La spirale pericolosa di Kabul
Mentre lo sguardo dell’occidente è rivolto altrove, ai quadranti del medio e vicino oriente in fiamme e soprattutto al proprio interno colpito dal terrorismo islamico, in Afghanistan, luogo trascurato dal ciclo delle news più recente, il peggioramento di una spirale pericolosa potrebbe aprire nuovi fronti di rischio. Dal 2014 il paese è appeso a un fragilissimo accordo tra i due principali contendenti delle ultime elezioni, il presidente Ashraf Ghani e il “chief executive” Abdullah Abdullah, carica quasi paritetica creata a tavolino dal segretario di stato americano John Kerry per evitare che i due, che nel 2014 dichiaravano entrambi la vittoria alle elezioni, trascinassero il paese nel caos. La coabitazione tra Ghani e Abdullah non ha mai davvero funzionato, e nel vuoto di potere si sono infiltrate le forze dei talebani, che una campagna militare dopo l’altra hanno ricominciato a mangiarsi parte del paese. Scriveva il New York Times in aprile, citando l’esperto Bill Roggio, che a 14 anni dall’inizio della guerra i talebani hanno il controllo o un’influenza fondamentale su circa metà del paese, e questa è una delle ragioni che ha spinto il presidente Obama, il mese scorso, ad annunciare che lascerà nel paese molte più truppe americane del previsto alla fine del suo mandato (8.400 contro le 5.500 previste). Ora però il fragile accordo di governo sembra infine arrivato al suo punto di rottura.

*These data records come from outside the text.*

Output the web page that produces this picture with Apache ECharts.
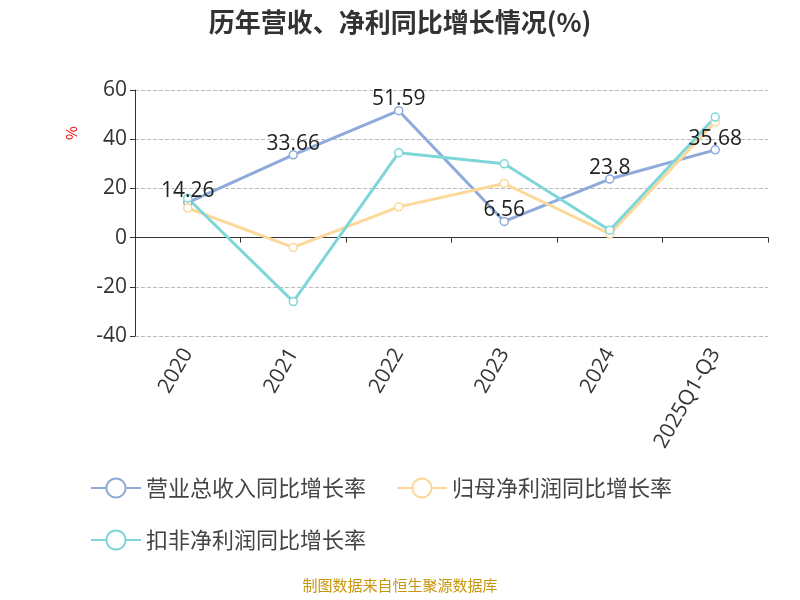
<!DOCTYPE html>
<html><head><meta charset="utf-8">
<script src="https://cdn.jsdelivr.net/npm/echarts@6/dist/echarts.min.js"></script>
<style>html,body{margin:0;padding:0;background:#fff}#c{width:800px;height:600px}</style>
</head><body><div id="c"></div>
<script>
const categories = ['2020','2021','2022','2023','2024','2025Q1-Q3'];
const revenue = [14.26, 33.66, 51.59, 6.56, 23.8, 35.68];
const netProfit = [12, -4, 12.5, 22, 1.5, 47];
const deductedProfit = [16, -26, 34.5, 30, 3, 49];
const yTicks = [-40, 60, 20];
const chart = echarts.init(document.getElementById('c'));
const font = 'Noto Sans CJK SC';
const numFont = 'Open Sans';
function s(name, data, color, label) {
  return {name, type:'line', data, symbol:'circle', symbolSize:8,
    lineStyle:{width:3,color}, itemStyle:{color:'#fff',borderColor:color,borderWidth:1.5},
    label: label ? {show:true, position:'top', fontSize:21, color:'#222', fontFamily:numFont, distance:-4} : {show:false}};
}
chart.setOption({
  textStyle:{fontFamily:font},
  title:{text:'历年营收、净利同比增长情况(%)', left:'center', top:4, textStyle:{fontSize:26,fontWeight:'bold',color:'#333',fontFamily:font}},
  grid:{left:135, right:32, top:90, bottom:264},
  legend:{left:85, top:472, width:680, itemWidth:50, itemHeight:24, itemGap:30,
    textStyle:{fontSize:22,color:'#444',fontFamily:font},
    data:['营业总收入同比增长率','归母净利润同比增长率','扣非净利润同比增长率']},
  xAxis:{type:'category', data:categories, boundaryGap:true,
    axisLine:{lineStyle:{color:'#333'}}, axisTick:{show:true,lineStyle:{color:'#333'}},
    axisLabel:{rotate:60, fontSize:21, color:'#333', margin:14, fontFamily:numFont}},
  yAxis:{type:'value', min:yTicks[0], max:yTicks[1], interval:yTicks[2],
    axisLine:{show:true,lineStyle:{color:'#333'}}, axisTick:{show:true},
    axisLabel:{fontSize:21,color:'#333',fontFamily:numFont},
    splitLine:{lineStyle:{type:'dashed',color:'#bbb'}}},
  series:[
    s('营业总收入同比增长率', revenue, '#8eaadb', true),
    s('归母净利润同比增长率', netProfit, '#fcd899', false),
    s('扣非净利润同比增长率', deductedProfit, '#7fd6d8', false)
  ],
  graphic:[
    {type:'text', left:'center', top:578, style:{text:'制图数据来自恒生聚源数据库', fill:'#c8960a', fontSize:15, fontFamily:font}},
    {type:'text', x:64, y:140, rotation:Math.PI/2, style:{text:'%', fill:'#e00', fontSize:15, fontFamily:font}}
  ]
});
</script></body></html>
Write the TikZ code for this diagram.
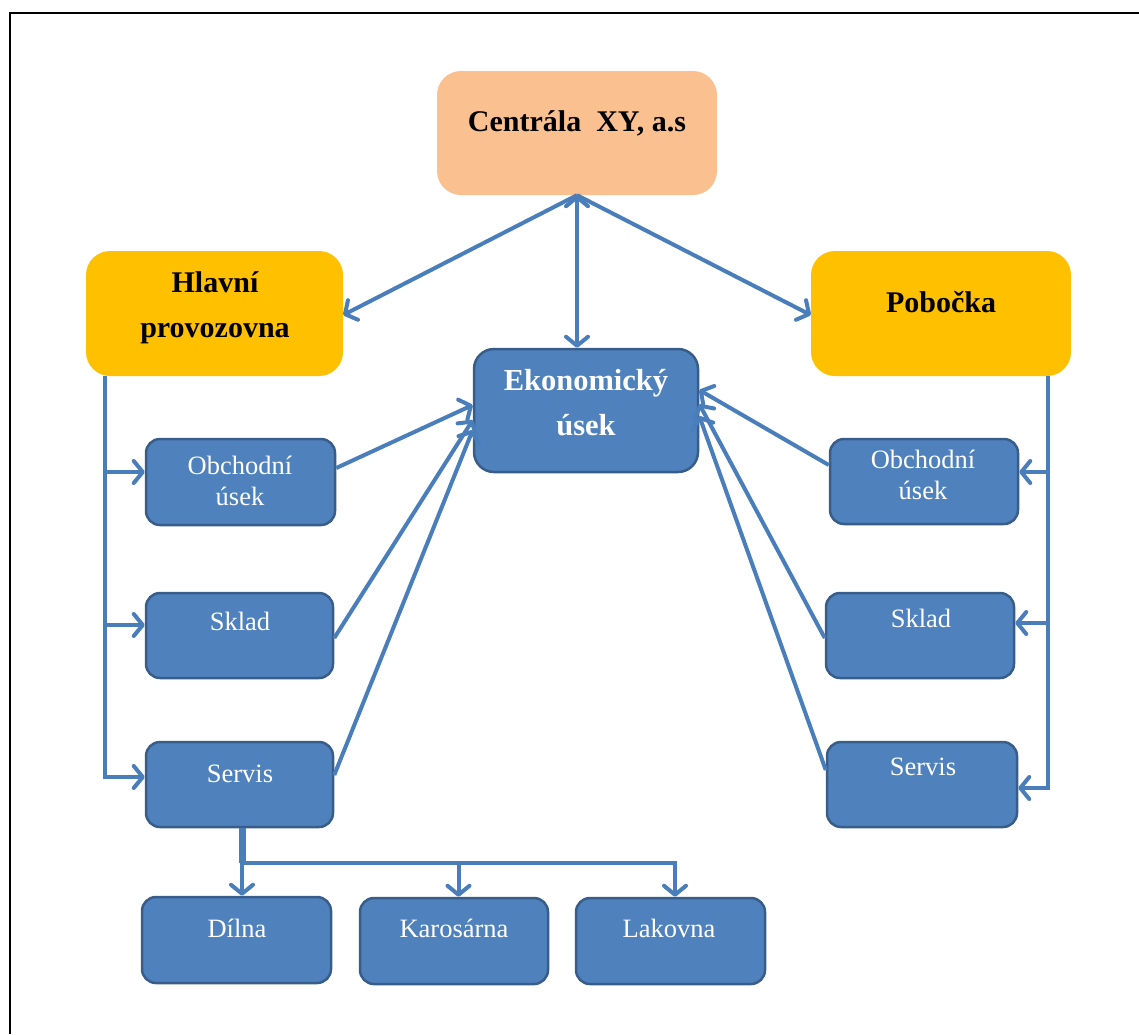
\documentclass[tikz,border=0pt]{standalone}
\usepackage{fontspec}
\setmainfont{Liberation Serif}
\usetikzlibrary{arrows.meta,calc}
\definecolor{peach}{HTML}{FAC090}
\definecolor{gold}{HTML}{FFC000}
\definecolor{bluef}{HTML}{4F81BD}
\definecolor{blueb}{HTML}{385D8A}
\definecolor{linec}{HTML}{4A7EBB}
\begin{document}
\begin{tikzpicture}[x=1pt,y=-1pt,
  bbox/.style={rounded corners=14pt, fill=bluef, draw=blueb, line width=2.5pt, inner sep=0pt},
  ekbox/.style={rounded corners=20pt, fill=bluef, draw=blueb, line width=2.5pt, inner sep=0pt},
  obox/.style={rounded corners=24pt, inner sep=0pt},
  ttop/.style={font=\fontsize{30}{45}\selectfont\bfseries, text=black, align=center, inner sep=0pt},
  teko/.style={font=\fontsize{30.5}{45}\selectfont\bfseries, text=white, align=center, inner sep=0pt},
  tsm/.style={font=\fontsize{26.5}{30.5}\selectfont, text=white, align=center, inner sep=0pt},
  conn/.style={draw=linec, line width=4pt},
  arr/.style={-{Straight Barb[length=9pt,width=22pt,round]}},
  darr/.style={{Straight Barb[length=9pt,width=22pt,round]}-{Straight Barb[length=9pt,width=22pt,round]}}
]
\useasboundingbox (0,0) rectangle (1139,1034);
\draw[line width=1.5pt] (10,1034) -- (10,13) -- (1139,13);

% boxes
\node[obox, fill=peach, minimum width=280pt, minimum height=124pt] (cen) at (577,133) {};
\node[obox, fill=gold, minimum width=257pt, minimum height=125pt] (hla) at (214.5,313.5) {};
\node[obox, fill=gold, minimum width=260pt, minimum height=125pt] (pob) at (941,313.5) {};
\node[ekbox, minimum width=224pt, minimum height=123pt] (eko) at (586,410.5) {};
\node[bbox, minimum width=189pt, minimum height=86pt] (obL) at (240.5,482) {};
\node[bbox, minimum width=187pt, minimum height=85pt] (skL) at (239.5,635.5) {};
\node[bbox, minimum width=187pt, minimum height=85pt] (svL) at (239.5,784.5) {};
\node[bbox, minimum width=188pt, minimum height=85pt] (obR) at (924,481.5) {};
\node[bbox, minimum width=188pt, minimum height=85pt] (skR) at (920,635.5) {};
\node[bbox, minimum width=190pt, minimum height=85pt] (svR) at (922,784.5) {};
\node[bbox, minimum width=189pt, minimum height=86pt] (dil) at (236.5,940) {};
\node[bbox, minimum width=188pt, minimum height=86pt] (kar) at (454,941) {};
\node[bbox, minimum width=189pt, minimum height=86pt] (lak) at (670.5,941) {};

% texts (base = baseline of last line)
\node[ttop, anchor=base] (cen-t) at (577,131) {Centrála~ XY, a.s};
\node[ttop, anchor=base] (hla-t) at (215,337) {Hlavní\\provozovna};
\node[ttop, anchor=base] (pob-t) at (941,312) {Pobočka};
\node[teko, anchor=base] (eko-t) at (586,435) {Ekonomický\\úsek};
\node[tsm, anchor=base] (obL-t) at (240,505) {Obchodní\\úsek};
\node[tsm, anchor=base] (skL-t) at (240,630) {Sklad};
\node[tsm, anchor=base] (svL-t) at (240,782) {Servis};
\node[tsm, anchor=base] (obR-t) at (923,499) {Obchodní\\úsek};
\node[tsm, anchor=base] (skR-t) at (921,627) {Sklad};
\node[tsm, anchor=base] (svR-t) at (923,775) {Servis};
\node[tsm, anchor=base] (dil-t) at (237,937) {Dílna};
\node[tsm, anchor=base] (kar-t) at (454,937) {Karosárna};
\node[tsm, anchor=base] (lak-t) at (669,937) {Lakovna};

% top connectors
\draw[conn, arr] (cen.south) -- ([yshift=-1.5pt]hla.east);
\draw[conn, arr] (cen.south) -- ([yshift=-1.5pt]pob.west);
\draw[conn, darr] (cen.south) -- (cen.south |- eko.north);

% left trunk
\coordinate (tL) at ([xshift=19pt]hla.south west);
\coordinate (aOL) at ([yshift=10pt]obL.west);
\coordinate (aSL) at ([yshift=10.5pt]skL.west);
\coordinate (aVL) at ([yshift=7.5pt]svL.west);
\draw[conn, arr] (tL) |- (aVL);
\draw[conn, arr] (tL |- aOL) -- (aOL);
\draw[conn, arr] (tL |- aSL) -- (aSL);

% right trunk
\coordinate (tR) at ([xshift=-23pt]pob.south east);
\coordinate (aOR) at ([yshift=9.5pt]obR.east);
\coordinate (aSR) at ([yshift=12.5pt]skR.east);
\coordinate (aVR) at ([yshift=-3.5pt]svR.east);
\draw[conn, arr] (tR) |- (aVR);
\draw[conn, arr] (tR |- aOR) -- (aOR);
\draw[conn, arr] (tR |- aSR) -- (aSR);

% small boxes to Ekonomicky usek
\draw[conn, arr] ([yshift=14pt]obL.east) -- ([yshift=5.5pt]eko.west);
\draw[conn, arr] ([yshift=-2.5pt]skL.east) -- ([yshift=-9.5pt]eko.west);
\draw[conn, arr] ([yshift=9.5pt]svL.east) -- ([yshift=-19.5pt]eko.west);
\draw[conn, arr] ([yshift=16.5pt]obR.west) -- ([yshift=20.5pt]eko.east);
\draw[conn, arr] ([yshift=-2.5pt]skR.west) -- ([yshift=6.5pt]eko.east);
\draw[conn, arr] ([yshift=14.5pt]svR.west) -- ([yshift=-5.5pt]eko.east);

% Servis to workshops
\coordinate (sv0) at ([xshift=2.5pt]svL.south);
\coordinate (jn) at ($(sv0)+(0,35)$);
\coordinate (aDil) at ([xshift=5.5pt]dil.north);
\coordinate (aKar) at ([xshift=4.5pt]kar.north);
\coordinate (aLak) at ([xshift=4.5pt]lak.north);
\draw[conn, line width=7pt] (sv0) -- (jn);
\draw[conn, arr] (jn) -- (jn -| aLak) -- (aLak);
\draw[conn, arr] (jn -| aKar) -- (aKar);
\draw[conn, arr] (jn) -- (aDil);
\end{tikzpicture}
\end{document}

Giovedì Abdullah Abdullah, parlando in conferenza stampa, ha detto che il suo partner istituzionale, non ha mantenuto gli accordi presi nel 2014, lo ha isolato dall’azione esecutiva e non ha rispettato due delle principali clausole del patto patrocinato da Kerry: la riforma elettorale e l’indizione di elezioni parlamentari per la fine di settembre, rimandate a data da destinarsi. Ghani, ha detto Abdullah, è inadatto al governo. Una crisi istituzionale sembra più vicina che mai, anche perché il vecchio presidente Hamid Karzai, eminenza grigia della politica del paese, intanto lavora ai fianchi per destabilizzare il governo e, si dice, per sostituirlo. Questo non farebbe che favorire i talebani, che da mesi si stanno rimangiando l’Helmand pezzo per pezzo, infliggendo sconfitte all’esercito di Kabul. Proprio in questi giorni hanno sferrato un attacco da diverse direzioni a Lashkar Gah, capitale della regione del sud. L’occidente è comprensibilmente distratto, ma rischia di tornare presto a sentir parlare di Afghanistan.